Items from a dataset
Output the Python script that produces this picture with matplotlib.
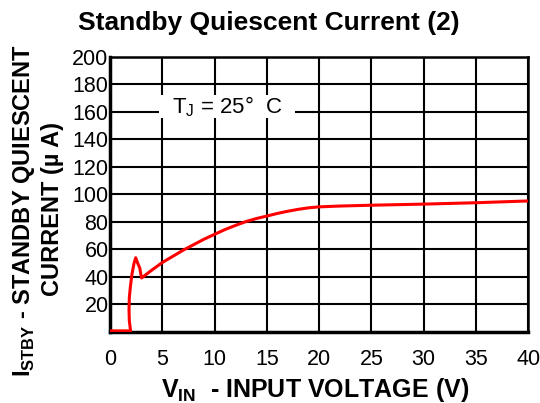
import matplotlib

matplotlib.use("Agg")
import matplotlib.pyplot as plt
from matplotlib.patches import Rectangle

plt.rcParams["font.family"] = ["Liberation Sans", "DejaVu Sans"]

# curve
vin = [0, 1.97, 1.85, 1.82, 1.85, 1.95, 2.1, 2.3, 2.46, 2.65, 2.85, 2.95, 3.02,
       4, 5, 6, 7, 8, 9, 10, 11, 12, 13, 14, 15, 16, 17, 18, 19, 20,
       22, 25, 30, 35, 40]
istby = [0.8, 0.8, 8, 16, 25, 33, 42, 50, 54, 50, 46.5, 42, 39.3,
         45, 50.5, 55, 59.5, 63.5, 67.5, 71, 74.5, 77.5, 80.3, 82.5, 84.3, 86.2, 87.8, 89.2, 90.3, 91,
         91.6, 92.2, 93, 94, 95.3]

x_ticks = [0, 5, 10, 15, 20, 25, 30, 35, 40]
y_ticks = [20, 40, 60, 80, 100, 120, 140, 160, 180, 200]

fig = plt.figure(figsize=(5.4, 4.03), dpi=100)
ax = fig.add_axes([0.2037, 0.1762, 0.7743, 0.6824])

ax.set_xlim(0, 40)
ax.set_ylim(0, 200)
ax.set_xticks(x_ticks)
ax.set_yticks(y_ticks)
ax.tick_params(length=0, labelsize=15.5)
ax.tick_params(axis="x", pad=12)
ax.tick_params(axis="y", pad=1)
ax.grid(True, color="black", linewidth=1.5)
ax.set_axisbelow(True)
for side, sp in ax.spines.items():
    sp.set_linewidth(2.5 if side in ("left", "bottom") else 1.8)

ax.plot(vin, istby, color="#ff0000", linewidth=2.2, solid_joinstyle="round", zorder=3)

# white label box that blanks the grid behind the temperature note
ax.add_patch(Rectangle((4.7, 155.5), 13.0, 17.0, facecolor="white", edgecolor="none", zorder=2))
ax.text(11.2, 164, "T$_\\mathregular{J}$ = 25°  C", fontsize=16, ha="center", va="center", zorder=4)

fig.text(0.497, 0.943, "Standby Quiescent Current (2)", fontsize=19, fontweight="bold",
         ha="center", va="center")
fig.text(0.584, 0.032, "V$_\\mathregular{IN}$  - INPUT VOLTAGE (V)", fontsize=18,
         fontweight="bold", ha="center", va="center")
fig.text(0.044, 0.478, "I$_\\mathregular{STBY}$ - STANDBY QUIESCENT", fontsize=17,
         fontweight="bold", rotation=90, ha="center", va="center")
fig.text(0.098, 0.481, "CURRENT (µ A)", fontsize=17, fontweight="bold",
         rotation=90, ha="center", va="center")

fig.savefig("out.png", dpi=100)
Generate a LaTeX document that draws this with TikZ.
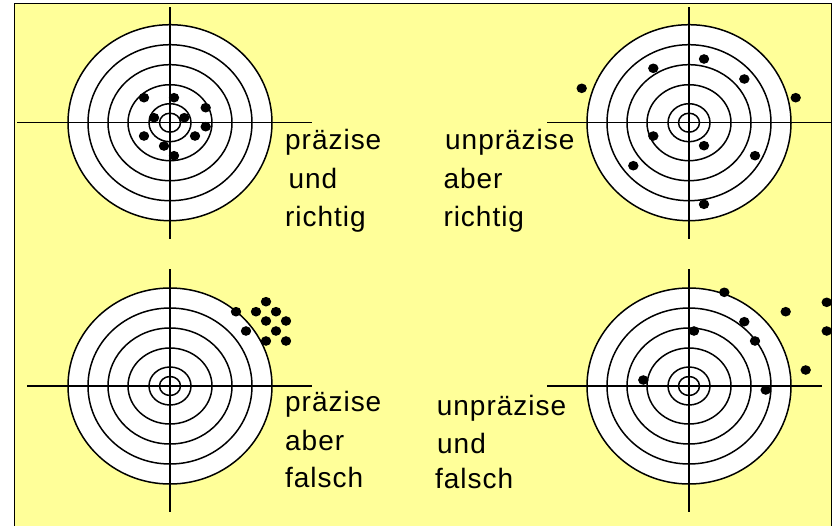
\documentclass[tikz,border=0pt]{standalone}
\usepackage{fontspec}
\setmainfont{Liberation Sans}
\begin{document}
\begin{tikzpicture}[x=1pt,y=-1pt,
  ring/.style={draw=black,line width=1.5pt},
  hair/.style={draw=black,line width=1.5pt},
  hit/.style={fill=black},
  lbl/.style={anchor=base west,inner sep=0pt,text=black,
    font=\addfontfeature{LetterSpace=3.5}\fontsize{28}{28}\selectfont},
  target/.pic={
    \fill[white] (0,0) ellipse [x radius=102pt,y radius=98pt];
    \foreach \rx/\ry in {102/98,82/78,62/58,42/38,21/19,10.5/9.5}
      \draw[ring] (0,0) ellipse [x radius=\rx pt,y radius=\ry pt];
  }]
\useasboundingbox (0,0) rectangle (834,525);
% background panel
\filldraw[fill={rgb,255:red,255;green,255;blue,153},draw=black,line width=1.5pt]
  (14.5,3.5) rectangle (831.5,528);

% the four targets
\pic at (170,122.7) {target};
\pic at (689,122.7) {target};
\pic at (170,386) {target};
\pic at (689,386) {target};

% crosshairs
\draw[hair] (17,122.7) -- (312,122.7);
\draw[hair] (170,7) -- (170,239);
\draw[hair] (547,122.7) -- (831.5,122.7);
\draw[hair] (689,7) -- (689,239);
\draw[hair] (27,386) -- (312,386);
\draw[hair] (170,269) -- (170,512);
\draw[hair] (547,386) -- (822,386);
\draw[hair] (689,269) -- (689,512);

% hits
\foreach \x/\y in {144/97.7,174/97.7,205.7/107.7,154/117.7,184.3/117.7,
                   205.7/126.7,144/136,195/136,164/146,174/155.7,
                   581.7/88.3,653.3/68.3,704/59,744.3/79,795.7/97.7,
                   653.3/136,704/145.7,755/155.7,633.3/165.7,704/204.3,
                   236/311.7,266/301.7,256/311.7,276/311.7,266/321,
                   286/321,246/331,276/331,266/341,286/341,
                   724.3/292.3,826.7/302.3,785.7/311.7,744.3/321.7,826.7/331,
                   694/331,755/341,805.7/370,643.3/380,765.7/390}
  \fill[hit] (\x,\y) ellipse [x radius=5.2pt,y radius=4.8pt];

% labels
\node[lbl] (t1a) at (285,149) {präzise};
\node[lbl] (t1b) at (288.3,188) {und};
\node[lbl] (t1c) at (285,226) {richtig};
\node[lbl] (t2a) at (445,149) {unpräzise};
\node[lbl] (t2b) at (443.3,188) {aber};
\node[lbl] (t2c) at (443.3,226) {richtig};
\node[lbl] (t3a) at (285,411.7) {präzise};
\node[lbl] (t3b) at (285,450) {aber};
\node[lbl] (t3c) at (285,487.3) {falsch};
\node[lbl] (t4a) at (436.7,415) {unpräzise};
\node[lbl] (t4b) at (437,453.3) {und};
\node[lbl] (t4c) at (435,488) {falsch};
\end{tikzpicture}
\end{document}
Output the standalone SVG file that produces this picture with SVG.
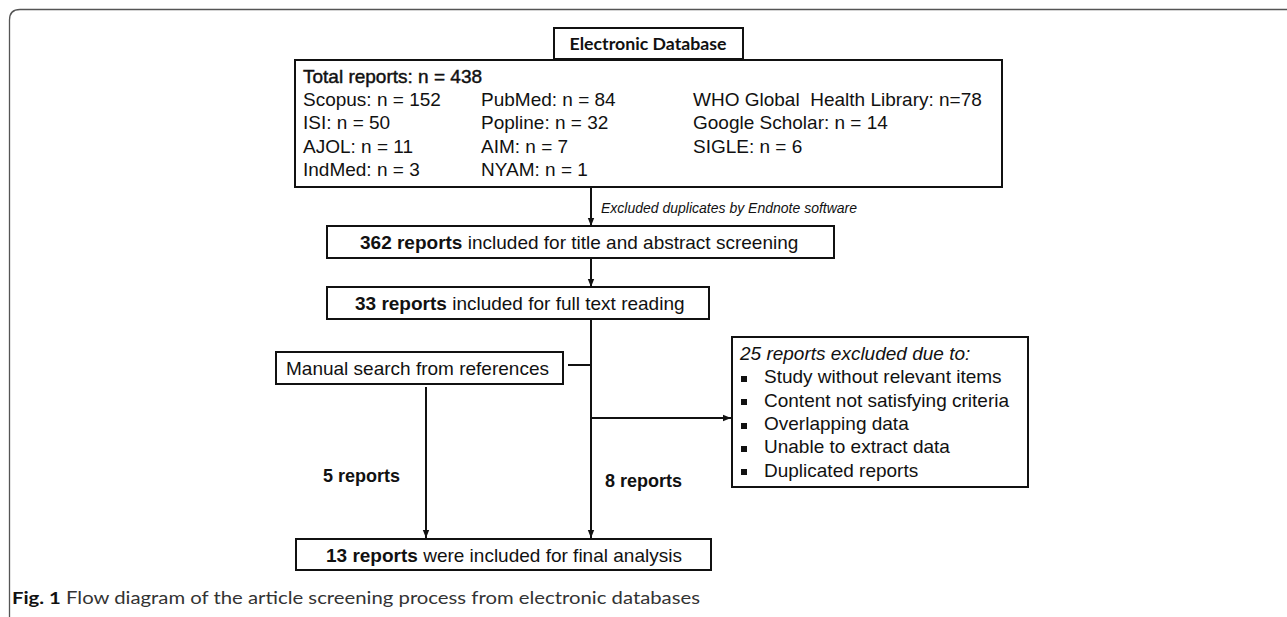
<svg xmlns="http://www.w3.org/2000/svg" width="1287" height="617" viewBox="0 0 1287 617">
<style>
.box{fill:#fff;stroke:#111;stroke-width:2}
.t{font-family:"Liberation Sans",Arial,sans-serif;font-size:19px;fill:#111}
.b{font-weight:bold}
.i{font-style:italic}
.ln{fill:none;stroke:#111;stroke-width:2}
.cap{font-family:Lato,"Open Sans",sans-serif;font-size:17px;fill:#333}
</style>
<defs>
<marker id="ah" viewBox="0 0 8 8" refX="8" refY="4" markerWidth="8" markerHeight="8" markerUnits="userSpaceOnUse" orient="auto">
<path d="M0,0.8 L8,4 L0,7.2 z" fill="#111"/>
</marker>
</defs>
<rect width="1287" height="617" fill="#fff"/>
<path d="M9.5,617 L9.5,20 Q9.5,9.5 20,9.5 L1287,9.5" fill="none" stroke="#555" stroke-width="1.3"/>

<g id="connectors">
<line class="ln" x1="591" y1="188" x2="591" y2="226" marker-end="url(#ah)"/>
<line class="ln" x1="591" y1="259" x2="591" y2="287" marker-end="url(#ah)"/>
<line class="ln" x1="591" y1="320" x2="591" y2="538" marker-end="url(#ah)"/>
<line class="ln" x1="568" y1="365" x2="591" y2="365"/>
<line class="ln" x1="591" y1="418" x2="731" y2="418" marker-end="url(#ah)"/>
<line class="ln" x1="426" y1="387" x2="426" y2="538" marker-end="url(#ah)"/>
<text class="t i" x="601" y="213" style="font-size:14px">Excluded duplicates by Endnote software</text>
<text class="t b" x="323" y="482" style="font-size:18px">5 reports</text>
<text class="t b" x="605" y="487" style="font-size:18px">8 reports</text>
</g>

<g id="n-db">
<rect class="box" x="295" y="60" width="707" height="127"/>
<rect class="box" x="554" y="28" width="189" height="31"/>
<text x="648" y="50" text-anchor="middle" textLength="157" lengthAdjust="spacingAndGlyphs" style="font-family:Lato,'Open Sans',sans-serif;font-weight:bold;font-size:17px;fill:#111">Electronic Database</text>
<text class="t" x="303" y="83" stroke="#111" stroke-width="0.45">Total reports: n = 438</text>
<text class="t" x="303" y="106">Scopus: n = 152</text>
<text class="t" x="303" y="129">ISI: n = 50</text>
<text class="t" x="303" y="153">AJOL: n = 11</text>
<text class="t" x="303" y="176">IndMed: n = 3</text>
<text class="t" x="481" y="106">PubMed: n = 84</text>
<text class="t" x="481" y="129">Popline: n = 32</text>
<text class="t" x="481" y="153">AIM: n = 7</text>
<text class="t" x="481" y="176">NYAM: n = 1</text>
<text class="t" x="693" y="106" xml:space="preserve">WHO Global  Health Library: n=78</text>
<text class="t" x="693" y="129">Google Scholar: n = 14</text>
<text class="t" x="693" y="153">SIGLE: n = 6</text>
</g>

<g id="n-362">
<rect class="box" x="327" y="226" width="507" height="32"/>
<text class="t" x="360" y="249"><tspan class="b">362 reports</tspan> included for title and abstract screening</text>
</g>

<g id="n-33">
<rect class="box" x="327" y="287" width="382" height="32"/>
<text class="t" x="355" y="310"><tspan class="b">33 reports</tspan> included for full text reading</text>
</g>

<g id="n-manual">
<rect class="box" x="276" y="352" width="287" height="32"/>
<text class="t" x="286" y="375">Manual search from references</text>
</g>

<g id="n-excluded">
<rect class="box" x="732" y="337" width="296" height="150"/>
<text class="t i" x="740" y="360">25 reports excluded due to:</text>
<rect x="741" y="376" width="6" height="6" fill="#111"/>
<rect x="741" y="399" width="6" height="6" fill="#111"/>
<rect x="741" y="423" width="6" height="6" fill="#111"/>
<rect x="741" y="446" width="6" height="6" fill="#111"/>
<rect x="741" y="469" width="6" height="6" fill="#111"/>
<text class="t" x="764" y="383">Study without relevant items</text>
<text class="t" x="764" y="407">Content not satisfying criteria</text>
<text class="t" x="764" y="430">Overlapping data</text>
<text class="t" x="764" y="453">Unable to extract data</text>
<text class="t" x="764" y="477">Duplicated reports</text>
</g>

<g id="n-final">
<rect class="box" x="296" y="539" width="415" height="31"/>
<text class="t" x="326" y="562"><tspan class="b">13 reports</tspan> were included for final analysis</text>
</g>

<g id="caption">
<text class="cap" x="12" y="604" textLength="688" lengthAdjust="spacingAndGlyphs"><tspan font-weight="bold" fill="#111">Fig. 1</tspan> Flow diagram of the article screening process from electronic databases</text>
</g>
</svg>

EXERCISE AIM:
Give the lines again word for word, from the start of the records to the line holding "91.6, 92.2, 93, 94, 95.3]", both included, and leave out any picture.

EXERCISE SOLUTION:
Output the Python script that produces this picture with matplotlib.
import matplotlib

matplotlib.use("Agg")
import matplotlib.pyplot as plt
from matplotlib.patches import Rectangle

plt.rcParams["font.family"] = ["Liberation Sans", "DejaVu Sans"]

# curve
vin = [0, 1.97, 1.85, 1.82, 1.85, 1.95, 2.1, 2.3, 2.46, 2.65, 2.85, 2.95, 3.02,
       4, 5, 6, 7, 8, 9, 10, 11, 12, 13, 14, 15, 16, 17, 18, 19, 20,
       22, 25, 30, 35, 40]
istby = [0.8, 0.8, 8, 16, 25, 33, 42, 50, 54, 50, 46.5, 42, 39.3,
         45, 50.5, 55, 59.5, 63.5, 67.5, 71, 74.5, 77.5, 80.3, 82.5, 84.3, 86.2, 87.8, 89.2, 90.3, 91,
         91.6, 92.2, 93, 94, 95.3]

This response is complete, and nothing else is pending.